My mom and her family grew up in Eureka, and eventually, all the siblings went to college. 

My mother stated that she thought they were going on vacation when they first embarked on the escape. “My parents didn’t want to worry us so they said ‘Oh we’re going on vacation!’ That’s the first vacation in twelve years. We don’t go on vacations, we don’t have the money. Because during the war, you can’t go anywhere; everywhere you go you have to get permission…I’m a war baby.” 

On their journey, they were each allowed only a small duffle bag. She packed about two pairs of pants and two pairs of shirts. 

“At first, we didn’t know. This [was] a weird vacation because we were seeing people running and hiding. We don’t have a house, we stay in a temple, on a boat in a refugee camp, it just slowly slowly made sense. I had nightmares for months once I arrived in the US, that I would wake up and I was still in Vietnam…those were hard times.” 

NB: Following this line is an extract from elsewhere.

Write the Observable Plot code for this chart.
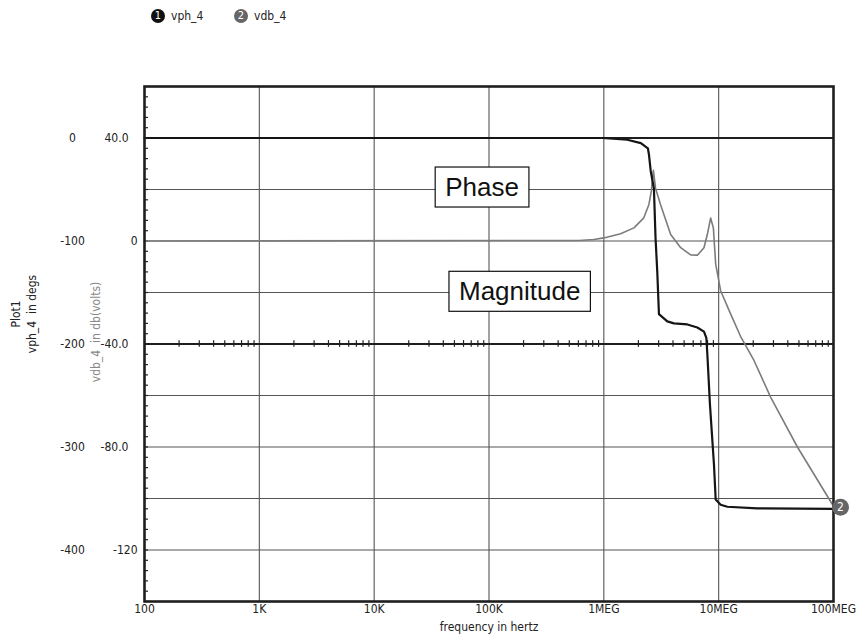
<!DOCTYPE html>
<html><head><meta charset="utf-8">
<script src="https://cdn.jsdelivr.net/npm/d3@7"></script>
<script src="https://cdn.jsdelivr.net/npm/@observablehq/plot@0.6"></script>
<style>
body{margin:0;background:#fff;}
#wrap{position:relative;width:865px;height:641px;}
#legend{position:absolute;left:0;top:0;font-family:'Liberation Sans Narrow','Arial Narrow','DejaVu Sans Condensed',sans-serif;font-size:12px;color:#222;}
.item{position:absolute;top:9px;display:flex;align-items:center;white-space:nowrap;}
.badge{width:14px;height:14px;border-radius:50%;color:#fff;font-size:11px;line-height:14px;text-align:center;margin-right:6px;}
svg{display:block;}
</style></head><body><div id="wrap"><div id="legend"></div></div>
<script>
// ---- data ----
const freqTicks = [100, 1e3, 1e4, 1e5, 1e6, 1e7, 1e8];
const freqLabels = ["100", "1K", "10K", "100K", "1MEG", "10MEG", "100MEG"];
const dbTicks = [40, 0, -40, -80, -120];
const dbLabels = ["40.0", "0", "-40.0", "-80.0", "-120"];
const phaseTicks = [0, -100, -200, -300, -400];
const dbDomain = [-140, 60];
const phaseDomain = [-450, 50];

const phaseFreq = [100, 1e5, 9.7e5, 1.6e6, 2.1e6, 2.42e6, 2.47e6, 2.56e6, 2.73e6, 2.82e6, 2.92e6, 3.02e6, 3.57e6, 4.08e6, 5.34e6, 6.52e6, 7.45e6, 7.81e6, 7.97e6, 8.4e6, 9.1e6, 9.42e6, 1.04e7, 1.19e7, 2.17e7, 1e8];
const phaseDeg  = [0, 0, 0, -1.7, -5, -10, -16, -32, -49, -97, -130, -171, -178, -180, -181, -184, -188, -194, -210, -259, -317, -351, -356, -358, -359.5, -360];

const dbFreq = [100, 6.07e5, 8.2e5, 1.0e6, 1.4e6, 1.83e6, 2.23e6, 2.47e6, 2.59e6, 2.70e6, 2.82e6, 3.12e6, 3.82e6, 4.67e6, 5.70e6, 6.52e6, 7.45e6, 7.97e6, 8.51e6, 8.99e6, 9.42e6, 1.04e7, 1.27e7, 1.55e7, 2.03e7, 2.84e7, 4.85e7, 1e8];
const dbVal  = [0, 0.2, 0.6, 1.2, 2.8, 5.1, 9.0, 14.2, 19.3, 27.5, 20.5, 14.1, 2.5, -2.6, -5.4, -5.5, -2.6, 2.6, 8.9, 5.1, -9.0, -19.3, -28.3, -37, -46.4, -60.7, -80, -103];

const annoText = ["Phase", "Magnitude"];
const annoFreq = [8.7e4, 1.85e5];
const annoDb = [20.7, -19.8];

const legendNames = ["vph_4", "vdb_4"];
const legendColors = ["#111", "#666"];

// ---- derived ----
const phaseToDb = d => dbDomain[0] + (d - phaseDomain[0]) * (dbDomain[1] - dbDomain[0]) / (phaseDomain[1] - phaseDomain[0]);
const phaseData = phaseFreq.map((f, i) => ({f, v: phaseDeg[i]}));
const dbData = dbFreq.map((f, i) => ({f, v: dbVal[i]}));
const annoData = annoText.map((t, i) => ({t, f: annoFreq[i], v: annoDb[i]}));
const gridDb = d3.range(-120, 41, 20).filter(d => d !== 40 && d !== -40);
const majorDb = [40, -40];
const minorDb = d3.range(-140, 61, 4);
const minorFreq = [];
for (let n = 2; n < 8; n++) for (let k = 2; k <= 9; k++) minorFreq.push(k * Math.pow(10, n));
const endPt = dbData[dbData.length - 1];
const hasDot = d => dbLabels[dbTicks.indexOf(d)].includes(".");

const narrow = "'Liberation Sans Narrow','Arial Narrow','DejaVu Sans Condensed',sans-serif";

const svg = Plot.plot({
  width: 865, height: 641,
  marginTop: 86, marginBottom: 40, marginLeft: 144, marginRight: 32,
  style: {fontFamily: narrow, fontSize: "12px", color: "#222", background: "#fff"},
  x: {type: "log", domain: [100, 1e8], axis: null},
  y: {domain: dbDomain, axis: null},
  marks: [
    Plot.ruleY(gridDb, {y: d => d, stroke: "#555", strokeWidth: 1.1}),
    Plot.ruleX(freqTicks.slice(1, -1), {x: d => d, stroke: "#555", strokeWidth: 1.1}),
    Plot.ruleY(majorDb, {y: d => d, stroke: "#1e1e1e", strokeWidth: 2}),
    Plot.ruleX(minorFreq, {x: d => d, y1: -41.3, y2: -38.7, stroke: "#222", strokeWidth: 1.2}),
    Plot.axisY(minorDb, {anchor: "left", label: null, tickSize: -4, tickFormat: () => "", stroke: "#222", strokeWidth: 1.2}),
    Plot.line(dbData, {x: "f", y: "v", stroke: "#7c7c7c", strokeWidth: 1.6}),
    Plot.line(phaseData, {x: "f", y: d => phaseToDb(d.v), stroke: "#151515", strokeWidth: 2.2}),
    Plot.frame({stroke: "#1e1e1e", strokeWidth: 2.6}),
    Plot.text(annoData, {x: "f", y: "v", text: "t", fontSize: 26, fontFamily: "'Liberation Sans',Arial,sans-serif", fill: "#111"}),
    Plot.dot([endPt], {x: "f", y: "v", r: 8.5, fill: "#666", dx: 7, dy: 1}),
    Plot.text([endPt], {x: "f", y: "v", text: () => "2", fill: "#fff", fontSize: 12, dx: 7, dy: 1}),
    // x tick labels
    Plot.text(freqTicks, {x: d => d, text: d => freqLabels[freqTicks.indexOf(d)], frameAnchor: "bottom", dy: 11, fontSize: 12, fill: "#222"}),
    Plot.text(["frequency in hertz"], {text: d => d, frameAnchor: "bottom", dy: 29, fontSize: 12, fill: "#222"}),
    // dB tick labels
    Plot.text(dbTicks.filter(hasDot), {y: d => d, text: d => dbLabels[dbTicks.indexOf(d)], frameAnchor: "left", textAnchor: "end", dx: -16, fontSize: 12, fill: "#222"}),
    Plot.text(dbTicks.filter(d => !hasDot(d)), {y: d => d, text: d => dbLabels[dbTicks.indexOf(d)], frameAnchor: "left", textAnchor: "end", dx: -7, fontSize: 12, fill: "#222"}),
    // phase tick labels
    Plot.text(phaseTicks, {y: d => phaseToDb(d), text: d => String(d), frameAnchor: "left", textAnchor: "middle", dx: -72, fontSize: 12, fill: "#222"}),
    // axis titles
    Plot.text(["Plot1\nvph_4  in degs"], {text: d => d, frameAnchor: "left", textAnchor: "middle", rotate: -90, dx: -122, dy: -30, lineHeight: 1.33, fontSize: 12, fill: "#222"}),
    Plot.text(["vdb_4  in db(volts)"], {text: d => d, frameAnchor: "left", textAnchor: "middle", rotate: -90, dx: -48, dy: -12, fontSize: 12, fill: "#888"})
  ]
});

document.getElementById("wrap").appendChild(svg);

// boxes behind annotation labels
svg.querySelectorAll("text").forEach(t => {
  if (!annoText.includes(t.textContent)) return;
  const b = t.getBBox();
  const r = document.createElementNS("http://www.w3.org/2000/svg", "rect");
  r.setAttribute("x", b.x - 10);
  r.setAttribute("y", b.y - 5);
  r.setAttribute("width", b.width + 20);
  r.setAttribute("height", b.height + 10);
  r.setAttribute("fill", "#fff");
  r.setAttribute("stroke", "#111");
  r.setAttribute("stroke-width", "1.2");
  if (t.getAttribute("transform")) r.setAttribute("transform", t.getAttribute("transform"));
  t.parentNode.insertBefore(r, t);
});

// legend
const leg = document.getElementById("legend");
legendNames.forEach((name, i) => {
  const item = document.createElement("div");
  item.className = "item";
  item.style.left = (151 + i * 83) + "px";
  const badge = document.createElement("span");
  badge.className = "badge";
  badge.style.background = legendColors[i];
  badge.textContent = String(i + 1);
  item.appendChild(badge);
  item.appendChild(document.createTextNode(name));
  leg.appendChild(item);
});
</script>
</body></html>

My family’s entire journey was a more than life-changing experience. My mother’s oldest brother was 21, and her youngest sister was 8 years old. They embarked on a dangerous and risky journey. They traveled for six months without knowing where they were going and where they would end up. Due to extreme fortune, all of them made it to safety and were reunited. 

After the war, an estimated two million Vietnamese attempted to escape Vietnam over the course of 20 years. Many families were not as lucky, and over 250,000 people perished on the seas: primarily due to drowning or being captured by pirates and sold in human trafficking. About 65,000 South Vietnamese were executed, and one million were sent to prison or re-education camps.